— start of DATA PROVIDED —
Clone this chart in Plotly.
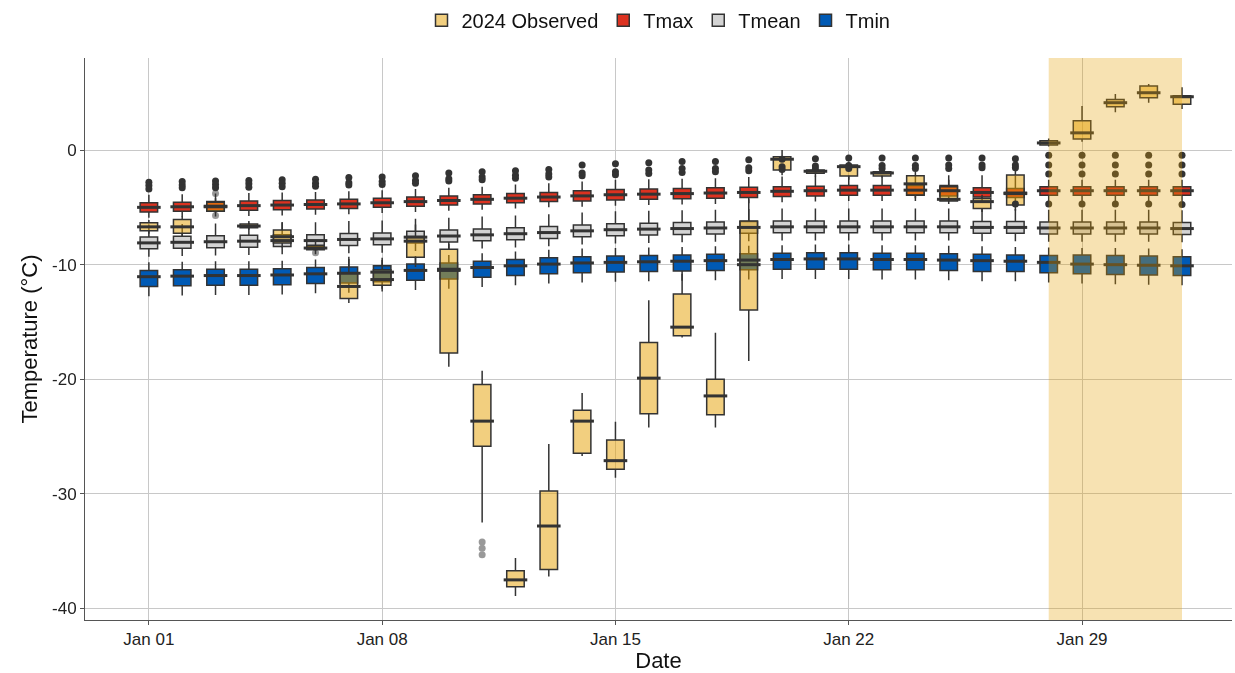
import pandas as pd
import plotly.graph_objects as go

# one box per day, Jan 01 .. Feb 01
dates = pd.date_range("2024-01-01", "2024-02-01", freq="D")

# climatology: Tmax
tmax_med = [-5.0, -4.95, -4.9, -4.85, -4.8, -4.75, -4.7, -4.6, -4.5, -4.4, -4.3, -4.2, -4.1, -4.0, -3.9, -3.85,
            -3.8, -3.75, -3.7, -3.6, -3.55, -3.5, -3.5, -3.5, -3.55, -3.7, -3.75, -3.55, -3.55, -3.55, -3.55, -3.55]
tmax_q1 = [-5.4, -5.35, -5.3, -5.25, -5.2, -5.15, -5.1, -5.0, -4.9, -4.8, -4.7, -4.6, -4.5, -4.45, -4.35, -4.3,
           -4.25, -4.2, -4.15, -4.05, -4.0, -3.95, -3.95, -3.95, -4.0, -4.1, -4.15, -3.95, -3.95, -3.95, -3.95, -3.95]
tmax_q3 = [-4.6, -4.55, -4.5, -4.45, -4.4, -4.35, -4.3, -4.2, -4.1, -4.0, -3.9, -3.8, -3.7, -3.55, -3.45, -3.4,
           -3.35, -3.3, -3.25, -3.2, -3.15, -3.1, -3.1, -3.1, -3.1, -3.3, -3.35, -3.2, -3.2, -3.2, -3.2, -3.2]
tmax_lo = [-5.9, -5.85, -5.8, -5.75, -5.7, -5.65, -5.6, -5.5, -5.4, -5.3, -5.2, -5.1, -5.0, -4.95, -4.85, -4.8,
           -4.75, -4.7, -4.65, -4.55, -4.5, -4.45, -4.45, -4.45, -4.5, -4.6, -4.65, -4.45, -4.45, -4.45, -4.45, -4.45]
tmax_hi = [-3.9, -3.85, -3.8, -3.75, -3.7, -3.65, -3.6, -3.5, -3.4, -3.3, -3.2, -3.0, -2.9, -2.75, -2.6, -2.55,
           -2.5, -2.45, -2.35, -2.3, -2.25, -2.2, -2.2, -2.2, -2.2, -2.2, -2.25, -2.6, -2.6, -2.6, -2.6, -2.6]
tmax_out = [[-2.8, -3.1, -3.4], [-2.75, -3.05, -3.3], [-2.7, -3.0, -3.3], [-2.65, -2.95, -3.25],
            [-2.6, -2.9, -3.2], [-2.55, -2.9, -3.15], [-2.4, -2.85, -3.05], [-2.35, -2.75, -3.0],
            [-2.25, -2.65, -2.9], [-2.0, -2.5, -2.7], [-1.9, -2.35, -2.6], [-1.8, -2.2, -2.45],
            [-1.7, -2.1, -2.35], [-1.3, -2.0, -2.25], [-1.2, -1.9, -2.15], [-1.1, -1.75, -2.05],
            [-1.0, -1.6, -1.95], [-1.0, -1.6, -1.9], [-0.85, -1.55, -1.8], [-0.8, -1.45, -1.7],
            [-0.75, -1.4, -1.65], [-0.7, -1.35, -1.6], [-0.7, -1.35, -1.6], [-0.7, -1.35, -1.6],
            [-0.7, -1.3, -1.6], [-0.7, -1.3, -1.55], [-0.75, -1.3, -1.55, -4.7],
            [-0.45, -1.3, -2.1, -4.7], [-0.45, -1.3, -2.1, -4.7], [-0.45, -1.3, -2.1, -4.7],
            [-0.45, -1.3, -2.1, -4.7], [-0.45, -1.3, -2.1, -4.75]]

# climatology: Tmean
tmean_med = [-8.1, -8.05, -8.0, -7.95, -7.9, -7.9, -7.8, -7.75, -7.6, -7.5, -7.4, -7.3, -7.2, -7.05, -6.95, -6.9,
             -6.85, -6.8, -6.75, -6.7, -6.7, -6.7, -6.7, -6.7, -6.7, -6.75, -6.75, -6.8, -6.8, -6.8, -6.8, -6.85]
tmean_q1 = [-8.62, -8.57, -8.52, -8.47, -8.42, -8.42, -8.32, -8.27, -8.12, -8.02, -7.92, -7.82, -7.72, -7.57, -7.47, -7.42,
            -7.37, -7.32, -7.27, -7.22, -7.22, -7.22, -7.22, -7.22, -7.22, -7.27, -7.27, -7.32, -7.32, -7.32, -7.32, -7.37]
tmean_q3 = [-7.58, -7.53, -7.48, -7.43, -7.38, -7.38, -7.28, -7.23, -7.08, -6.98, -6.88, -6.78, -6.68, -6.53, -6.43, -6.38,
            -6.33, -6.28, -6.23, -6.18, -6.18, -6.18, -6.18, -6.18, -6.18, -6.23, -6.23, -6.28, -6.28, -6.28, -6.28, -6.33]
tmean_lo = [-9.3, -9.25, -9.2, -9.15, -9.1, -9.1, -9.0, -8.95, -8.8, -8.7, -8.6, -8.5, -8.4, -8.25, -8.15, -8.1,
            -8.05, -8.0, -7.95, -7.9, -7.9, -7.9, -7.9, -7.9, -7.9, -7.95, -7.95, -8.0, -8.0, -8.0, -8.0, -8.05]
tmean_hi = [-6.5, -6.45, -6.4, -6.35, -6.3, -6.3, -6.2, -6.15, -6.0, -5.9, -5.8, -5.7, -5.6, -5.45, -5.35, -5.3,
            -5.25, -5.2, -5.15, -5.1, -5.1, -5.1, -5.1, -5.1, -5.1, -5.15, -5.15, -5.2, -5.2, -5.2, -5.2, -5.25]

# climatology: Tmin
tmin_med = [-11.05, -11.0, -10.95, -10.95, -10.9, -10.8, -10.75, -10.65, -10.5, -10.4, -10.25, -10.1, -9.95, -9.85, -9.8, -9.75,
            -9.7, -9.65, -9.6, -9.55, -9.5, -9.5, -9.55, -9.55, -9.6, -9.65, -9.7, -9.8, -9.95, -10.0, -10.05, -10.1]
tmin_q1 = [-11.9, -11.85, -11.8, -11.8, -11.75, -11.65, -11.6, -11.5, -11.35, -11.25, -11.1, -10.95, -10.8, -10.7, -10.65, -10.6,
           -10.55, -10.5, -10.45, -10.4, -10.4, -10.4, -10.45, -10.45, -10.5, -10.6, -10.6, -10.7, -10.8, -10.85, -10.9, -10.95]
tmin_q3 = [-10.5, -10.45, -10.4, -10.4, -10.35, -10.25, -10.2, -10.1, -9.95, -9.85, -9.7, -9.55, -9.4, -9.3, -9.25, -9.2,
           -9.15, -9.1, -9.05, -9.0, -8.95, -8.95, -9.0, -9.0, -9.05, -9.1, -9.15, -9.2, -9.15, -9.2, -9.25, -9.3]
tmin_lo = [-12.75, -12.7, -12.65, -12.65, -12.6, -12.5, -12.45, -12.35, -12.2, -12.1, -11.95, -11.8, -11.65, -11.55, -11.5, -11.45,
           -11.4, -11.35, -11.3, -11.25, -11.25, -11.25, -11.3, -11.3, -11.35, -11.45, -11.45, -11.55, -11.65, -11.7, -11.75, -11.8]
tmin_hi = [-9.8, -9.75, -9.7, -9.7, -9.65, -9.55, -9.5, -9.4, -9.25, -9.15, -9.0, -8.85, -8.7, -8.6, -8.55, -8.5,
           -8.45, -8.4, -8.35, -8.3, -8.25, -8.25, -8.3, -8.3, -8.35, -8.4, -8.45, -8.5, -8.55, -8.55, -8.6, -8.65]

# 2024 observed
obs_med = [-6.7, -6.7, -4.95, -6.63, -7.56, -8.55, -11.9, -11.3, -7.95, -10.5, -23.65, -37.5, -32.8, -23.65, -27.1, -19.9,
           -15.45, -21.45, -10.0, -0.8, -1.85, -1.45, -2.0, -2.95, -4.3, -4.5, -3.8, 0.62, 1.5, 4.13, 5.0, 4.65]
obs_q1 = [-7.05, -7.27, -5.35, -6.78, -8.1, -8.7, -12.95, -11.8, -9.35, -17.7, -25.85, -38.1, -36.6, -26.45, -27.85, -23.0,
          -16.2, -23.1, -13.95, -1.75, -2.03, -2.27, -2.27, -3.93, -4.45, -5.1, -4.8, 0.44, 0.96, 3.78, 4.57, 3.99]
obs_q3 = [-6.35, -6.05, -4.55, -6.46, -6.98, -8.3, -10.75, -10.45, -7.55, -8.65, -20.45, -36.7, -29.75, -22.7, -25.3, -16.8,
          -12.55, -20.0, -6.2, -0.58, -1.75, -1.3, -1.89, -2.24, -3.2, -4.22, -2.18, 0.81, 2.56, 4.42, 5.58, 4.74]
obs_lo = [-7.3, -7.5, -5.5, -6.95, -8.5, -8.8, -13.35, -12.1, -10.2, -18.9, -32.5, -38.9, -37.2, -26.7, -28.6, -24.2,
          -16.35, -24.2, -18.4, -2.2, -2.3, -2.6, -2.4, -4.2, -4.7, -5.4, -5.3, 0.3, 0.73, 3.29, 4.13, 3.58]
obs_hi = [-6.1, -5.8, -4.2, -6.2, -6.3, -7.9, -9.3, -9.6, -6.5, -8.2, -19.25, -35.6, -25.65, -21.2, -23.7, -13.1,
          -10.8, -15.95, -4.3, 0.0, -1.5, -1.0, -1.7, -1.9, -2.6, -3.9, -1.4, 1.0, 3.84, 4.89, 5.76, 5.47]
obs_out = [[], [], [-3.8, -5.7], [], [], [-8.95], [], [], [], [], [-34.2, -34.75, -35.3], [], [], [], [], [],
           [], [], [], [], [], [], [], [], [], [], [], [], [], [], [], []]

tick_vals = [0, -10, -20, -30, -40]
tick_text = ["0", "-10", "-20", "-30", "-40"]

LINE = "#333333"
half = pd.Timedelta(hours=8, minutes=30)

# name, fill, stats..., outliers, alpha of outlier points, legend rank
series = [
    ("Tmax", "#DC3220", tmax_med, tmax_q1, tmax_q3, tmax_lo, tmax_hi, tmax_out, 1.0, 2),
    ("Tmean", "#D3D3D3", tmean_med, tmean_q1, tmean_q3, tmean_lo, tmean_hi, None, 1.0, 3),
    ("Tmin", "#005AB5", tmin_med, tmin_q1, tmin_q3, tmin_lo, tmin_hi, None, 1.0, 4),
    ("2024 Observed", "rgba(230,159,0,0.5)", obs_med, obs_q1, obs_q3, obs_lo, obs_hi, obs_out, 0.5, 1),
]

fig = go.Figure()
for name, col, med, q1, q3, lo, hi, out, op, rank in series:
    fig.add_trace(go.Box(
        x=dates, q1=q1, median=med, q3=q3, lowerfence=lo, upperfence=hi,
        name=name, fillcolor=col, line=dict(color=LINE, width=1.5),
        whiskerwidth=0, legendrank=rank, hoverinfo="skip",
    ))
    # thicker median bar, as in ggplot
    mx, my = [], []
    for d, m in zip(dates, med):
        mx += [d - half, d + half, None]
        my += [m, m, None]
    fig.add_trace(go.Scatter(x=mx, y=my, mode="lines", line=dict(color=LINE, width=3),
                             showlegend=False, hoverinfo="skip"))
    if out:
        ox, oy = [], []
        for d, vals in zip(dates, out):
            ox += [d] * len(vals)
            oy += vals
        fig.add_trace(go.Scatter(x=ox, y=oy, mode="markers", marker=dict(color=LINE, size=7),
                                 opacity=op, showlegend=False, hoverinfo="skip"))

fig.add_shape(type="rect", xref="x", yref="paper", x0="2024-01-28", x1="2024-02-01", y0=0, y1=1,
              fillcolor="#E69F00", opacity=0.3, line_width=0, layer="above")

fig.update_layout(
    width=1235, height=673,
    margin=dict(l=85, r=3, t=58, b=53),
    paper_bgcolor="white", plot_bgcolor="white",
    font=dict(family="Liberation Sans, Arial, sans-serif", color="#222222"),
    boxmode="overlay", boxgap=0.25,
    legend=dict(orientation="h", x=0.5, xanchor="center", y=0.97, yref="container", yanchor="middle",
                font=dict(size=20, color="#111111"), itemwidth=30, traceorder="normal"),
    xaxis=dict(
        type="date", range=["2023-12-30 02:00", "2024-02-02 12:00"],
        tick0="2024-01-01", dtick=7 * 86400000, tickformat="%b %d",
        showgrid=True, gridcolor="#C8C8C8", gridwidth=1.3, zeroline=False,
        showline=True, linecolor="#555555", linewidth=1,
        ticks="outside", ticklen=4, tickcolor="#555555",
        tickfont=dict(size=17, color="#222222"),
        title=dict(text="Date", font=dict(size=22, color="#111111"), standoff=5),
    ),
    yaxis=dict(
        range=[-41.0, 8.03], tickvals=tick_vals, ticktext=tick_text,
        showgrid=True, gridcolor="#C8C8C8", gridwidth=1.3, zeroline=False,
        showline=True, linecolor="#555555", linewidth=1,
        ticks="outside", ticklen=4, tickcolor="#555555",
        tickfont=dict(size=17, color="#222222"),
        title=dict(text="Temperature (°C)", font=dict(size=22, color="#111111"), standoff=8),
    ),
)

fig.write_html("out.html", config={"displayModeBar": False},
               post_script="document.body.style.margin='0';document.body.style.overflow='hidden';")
— end of DATA PROVIDED —
— start of DATA PROVIDED —
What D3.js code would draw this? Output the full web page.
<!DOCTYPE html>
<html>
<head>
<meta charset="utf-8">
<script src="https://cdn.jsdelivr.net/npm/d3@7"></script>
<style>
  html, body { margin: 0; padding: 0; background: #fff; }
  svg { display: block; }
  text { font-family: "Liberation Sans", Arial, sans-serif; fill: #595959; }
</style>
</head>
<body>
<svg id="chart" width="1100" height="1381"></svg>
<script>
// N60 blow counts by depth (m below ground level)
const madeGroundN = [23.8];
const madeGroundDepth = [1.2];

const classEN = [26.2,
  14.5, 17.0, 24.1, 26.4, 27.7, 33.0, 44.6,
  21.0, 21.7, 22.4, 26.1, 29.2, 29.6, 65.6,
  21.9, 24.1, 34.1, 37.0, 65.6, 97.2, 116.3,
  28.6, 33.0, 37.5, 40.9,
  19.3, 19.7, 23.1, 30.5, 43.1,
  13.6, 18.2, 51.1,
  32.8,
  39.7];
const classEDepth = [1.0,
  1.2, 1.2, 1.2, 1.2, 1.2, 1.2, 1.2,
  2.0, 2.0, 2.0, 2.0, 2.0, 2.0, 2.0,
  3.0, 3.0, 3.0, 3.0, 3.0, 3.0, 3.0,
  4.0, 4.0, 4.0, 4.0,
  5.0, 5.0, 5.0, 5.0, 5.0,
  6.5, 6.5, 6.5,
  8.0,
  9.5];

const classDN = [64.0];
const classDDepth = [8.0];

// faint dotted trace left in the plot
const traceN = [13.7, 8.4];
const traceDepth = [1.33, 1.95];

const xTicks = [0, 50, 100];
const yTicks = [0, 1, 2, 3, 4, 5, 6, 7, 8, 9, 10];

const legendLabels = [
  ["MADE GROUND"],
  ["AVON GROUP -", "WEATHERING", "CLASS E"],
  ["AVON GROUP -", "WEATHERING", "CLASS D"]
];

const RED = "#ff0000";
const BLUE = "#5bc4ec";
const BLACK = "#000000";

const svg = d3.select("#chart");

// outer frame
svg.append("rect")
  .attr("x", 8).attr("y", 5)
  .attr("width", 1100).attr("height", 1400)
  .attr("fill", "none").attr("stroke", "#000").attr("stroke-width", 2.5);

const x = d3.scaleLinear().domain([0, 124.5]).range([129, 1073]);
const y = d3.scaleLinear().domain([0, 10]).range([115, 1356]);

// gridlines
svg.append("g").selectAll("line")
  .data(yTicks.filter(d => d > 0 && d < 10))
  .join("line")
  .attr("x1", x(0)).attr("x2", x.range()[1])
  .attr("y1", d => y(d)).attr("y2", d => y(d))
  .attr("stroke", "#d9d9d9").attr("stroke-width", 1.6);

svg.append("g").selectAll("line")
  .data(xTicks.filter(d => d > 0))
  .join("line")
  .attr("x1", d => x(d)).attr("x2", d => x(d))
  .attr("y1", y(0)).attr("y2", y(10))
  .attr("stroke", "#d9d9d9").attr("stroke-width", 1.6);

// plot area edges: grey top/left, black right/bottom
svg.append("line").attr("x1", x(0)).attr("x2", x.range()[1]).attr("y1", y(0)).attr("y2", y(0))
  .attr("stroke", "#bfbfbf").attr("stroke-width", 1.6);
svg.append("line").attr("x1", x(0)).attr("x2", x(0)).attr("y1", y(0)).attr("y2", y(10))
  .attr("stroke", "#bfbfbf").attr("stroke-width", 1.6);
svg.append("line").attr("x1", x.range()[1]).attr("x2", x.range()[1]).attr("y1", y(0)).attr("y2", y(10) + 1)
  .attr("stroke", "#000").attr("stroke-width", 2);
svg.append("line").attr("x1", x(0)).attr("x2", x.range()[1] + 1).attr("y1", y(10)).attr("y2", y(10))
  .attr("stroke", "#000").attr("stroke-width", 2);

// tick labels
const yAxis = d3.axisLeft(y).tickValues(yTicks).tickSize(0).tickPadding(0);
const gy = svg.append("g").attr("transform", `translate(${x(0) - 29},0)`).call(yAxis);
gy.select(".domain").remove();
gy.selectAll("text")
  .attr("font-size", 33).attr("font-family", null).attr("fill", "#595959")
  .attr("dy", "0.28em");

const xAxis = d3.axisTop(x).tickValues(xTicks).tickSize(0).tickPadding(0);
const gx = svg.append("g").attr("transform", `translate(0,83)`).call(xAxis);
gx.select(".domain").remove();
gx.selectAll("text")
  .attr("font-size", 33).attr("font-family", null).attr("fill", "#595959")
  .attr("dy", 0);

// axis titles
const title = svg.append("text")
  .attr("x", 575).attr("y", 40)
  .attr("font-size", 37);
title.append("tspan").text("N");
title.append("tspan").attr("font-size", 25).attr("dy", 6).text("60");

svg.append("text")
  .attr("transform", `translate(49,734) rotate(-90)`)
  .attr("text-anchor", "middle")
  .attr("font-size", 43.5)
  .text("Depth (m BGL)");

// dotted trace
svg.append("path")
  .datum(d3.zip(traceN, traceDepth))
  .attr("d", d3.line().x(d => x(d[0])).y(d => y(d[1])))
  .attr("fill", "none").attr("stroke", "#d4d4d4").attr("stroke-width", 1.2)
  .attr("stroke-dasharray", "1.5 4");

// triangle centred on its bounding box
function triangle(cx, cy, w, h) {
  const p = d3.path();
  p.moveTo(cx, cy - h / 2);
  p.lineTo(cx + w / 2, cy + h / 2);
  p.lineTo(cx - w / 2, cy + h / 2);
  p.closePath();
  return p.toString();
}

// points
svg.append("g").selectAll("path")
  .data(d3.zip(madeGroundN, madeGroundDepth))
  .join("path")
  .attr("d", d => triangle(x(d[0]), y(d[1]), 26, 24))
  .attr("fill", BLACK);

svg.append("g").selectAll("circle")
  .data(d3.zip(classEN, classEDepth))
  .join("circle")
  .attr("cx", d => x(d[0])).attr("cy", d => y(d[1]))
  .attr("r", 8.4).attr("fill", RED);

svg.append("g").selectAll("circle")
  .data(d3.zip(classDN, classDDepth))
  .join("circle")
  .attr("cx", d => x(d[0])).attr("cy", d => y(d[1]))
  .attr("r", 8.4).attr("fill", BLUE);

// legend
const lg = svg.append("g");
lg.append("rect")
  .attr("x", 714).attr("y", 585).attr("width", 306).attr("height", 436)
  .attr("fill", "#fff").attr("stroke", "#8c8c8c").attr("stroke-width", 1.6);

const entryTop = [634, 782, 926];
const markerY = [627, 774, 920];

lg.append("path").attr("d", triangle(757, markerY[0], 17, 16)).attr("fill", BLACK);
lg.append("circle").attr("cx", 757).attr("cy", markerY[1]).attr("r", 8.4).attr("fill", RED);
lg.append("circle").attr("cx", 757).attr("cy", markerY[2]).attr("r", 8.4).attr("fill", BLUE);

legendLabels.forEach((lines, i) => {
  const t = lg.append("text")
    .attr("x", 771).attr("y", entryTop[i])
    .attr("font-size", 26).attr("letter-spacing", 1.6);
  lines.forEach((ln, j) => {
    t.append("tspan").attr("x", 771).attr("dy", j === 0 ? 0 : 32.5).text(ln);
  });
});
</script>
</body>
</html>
— end of DATA PROVIDED —
» **GIVEN TASK**:
Pick out and copy the lines of the entries that hold the string "chart".

» **TASK RESULT**:
Clone this chart in Plotly.
<svg id="chart" width="1100" height="1381"></svg>
const svg = d3.select("#chart");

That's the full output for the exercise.